Un abrazo muy fuerte, F.
Gracias a ti.
Todo mi ánimo y un enorme abrazo.
Gracias a todos por vuestras amables palabras.
Me emociona saber que a muchos de vosotros mi madre os ha servido para recordar (y aliviar) un poco vuestro dolor.
Un fuerte abrazo.
Pues sí, Fred. Por haber ganado la Décima, VIVA LA MADRE QUE TE PARIÓ.
Llego cuatro años tarde a este artículo. Quizá por las fechas sea por lo que se me pasó.
Muchas gracias, Fred. A ti y a toda tu familia. Un fortísimo abrazo.
Que bello relato. Lo leí con mucha emoción. Graciaa
Que bonito Fred, una historia preciosa llena de sentimiento y de amor por nuestro equipo.
Llevo una semanita con la lágrima en el ojo que vaya tela, entre el partido del miércoles y esto, no paro.
Un abrazo.
Me has emocionado ☺️ la lectura del artículo parece una película k la estás viendo en todo momento un abrazo crack
Me ha emocionado. Me pasó algo parecido con la Duodécima, fue el último partido que vi con mi madre, murió mes y medio después. Estábamos los 3, mi padre, mi madre y yo.

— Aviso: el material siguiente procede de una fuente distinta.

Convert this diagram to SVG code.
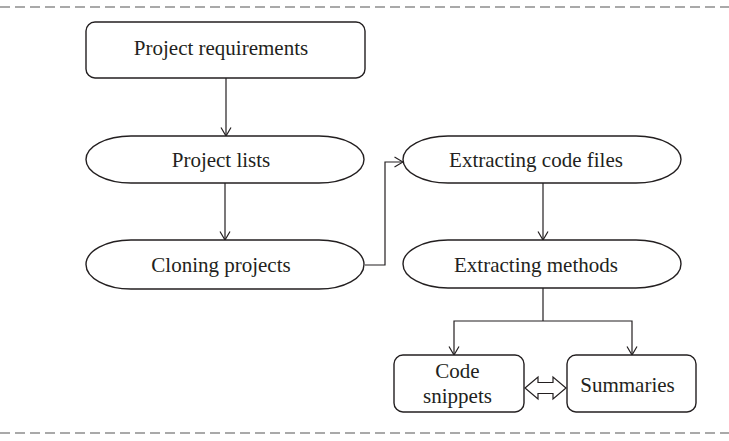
<svg xmlns="http://www.w3.org/2000/svg" width="729" height="441" viewBox="0 0 729 441">
  <style>
    .shape { fill: #fff; stroke: #231f20; stroke-width: 1.4; }
    .label { font-family: "Liberation Serif", "Times New Roman", serif; font-size: 21px; fill: #231f20; text-anchor: middle; }
    .conn { fill: none; stroke: #231f20; stroke-width: 1.2; }
    .arr { marker-end: url(#arrow); }
    .frame { stroke: #555; stroke-width: 1.2; stroke-dasharray: 10 5; }
  </style>
  <defs>
    <marker id="arrow" viewBox="0 0 10 12" refX="9.5" refY="6" markerWidth="10" markerHeight="12" markerUnits="userSpaceOnUse" orient="auto">
      <path d="M1,1 L9.5,6 L1,11" fill="none" stroke="#231f20" stroke-width="1.2"/>
    </marker>
  </defs>

  <!-- frame lines -->
  <line class="frame" x1="0" y1="7" x2="729" y2="7"/>
  <line class="frame" x1="0" y1="433" x2="729" y2="433"/>

  <g id="connectors">
    <line class="conn arr" x1="226" y1="78" x2="226" y2="136"/>
    <line class="conn arr" x1="225" y1="183" x2="225" y2="240"/>
    <polyline class="conn arr" points="365,265 385,265 385,162 403,162"/>
    <line class="conn arr" x1="543" y1="183" x2="543" y2="240"/>
    <polyline class="conn" points="543,288 543,321"/>
    <polyline class="conn arr" points="543,321 454,321 454,355"/>
    <polyline class="conn arr" points="543,321 632,321 632,355"/>
    <!-- hollow two-way arrow -->
    <path d="M525,388 L538,377 L538,382.5 L553,382.5 L553,377 L566,388 L553,399 L553,393.5 L538,393.5 L538,399 Z" fill="#fff" stroke="#231f20" stroke-width="1.2"/>
  </g>

  <g id="project-requirements">
    <rect class="shape" x="86" y="22" width="279" height="56" rx="9"/>
    <text class="label" x="221" y="55">Project requirements</text>
  </g>
  <g id="project-lists">
    <rect class="shape" x="86" y="136" width="278" height="47" rx="45" ry="23.5"/>
    <text class="label" x="221" y="167">Project lists</text>
  </g>
  <g id="cloning-projects">
    <rect class="shape" x="86" y="240" width="278" height="49" rx="45" ry="24.5"/>
    <text class="label" x="221" y="272">Cloning projects</text>
  </g>
  <g id="extracting-code-files">
    <rect class="shape" x="403" y="136" width="278" height="47" rx="45" ry="23.5"/>
    <text class="label" x="536" y="167">Extracting code files</text>
  </g>
  <g id="extracting-methods">
    <rect class="shape" x="403" y="240" width="278" height="48" rx="45" ry="24"/>
    <text class="label" x="536" y="272">Extracting methods</text>
  </g>
  <g id="code-snippets">
    <rect class="shape" x="394" y="355" width="130" height="57" rx="9"/>
    <text class="label" x="457.5" y="378">Code</text>
    <text class="label" x="457.5" y="403">snippets</text>
  </g>
  <g id="summaries">
    <rect class="shape" x="567" y="355" width="129" height="57" rx="9"/>
    <text class="label" x="627.5" y="392">Summaries</text>
  </g>
</svg>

Ella siempre disfrutaba al vernos a mi padre y a mi cuando jugaba el Madrid, nunca olvidaré su sonrisa al terminar ese partido y su cara de felicidad al vernos a los 2 con esa sensación de ganar una Champions, nuestra Champions.
Gracias por el artículo, es precioso.
Mi madre nos ayudó con la remontada.
Ella sabía de mi delirio por el Madrid, al ver los noticieros españoles se mantenía al día con la actualidad del Madrid y estaba siempre pendiente para intercambiar alguna palabra sobre el acontecer del Madrid.
Inesperadamente Mi madre partió al encuentro con Dios el pasado 14 de mayo y este 9 marzo sería su 68 cumpleaños y coincidía con el juego de vuelta en el Bernabéu.
Llegó el día mientras yo pensaba en la paella que hubiese hecho para celebrar su cumpleaños y esperar por el partido, pero por cosas destino mi mamá no estaba y yo al igual que mi familia salíamos del covit, por que vi el juego solo con la compañía de mi cuñado fanático debilitado del Barcelona.
Mientras veía el juego solo pensaba en todas esas noches mágicas y que está con la ayuda de mamá en el cielo sería otra.
No sigo contando porque todos saben el final de la historia. Hala Madrid, en honor a todas nuestras madres.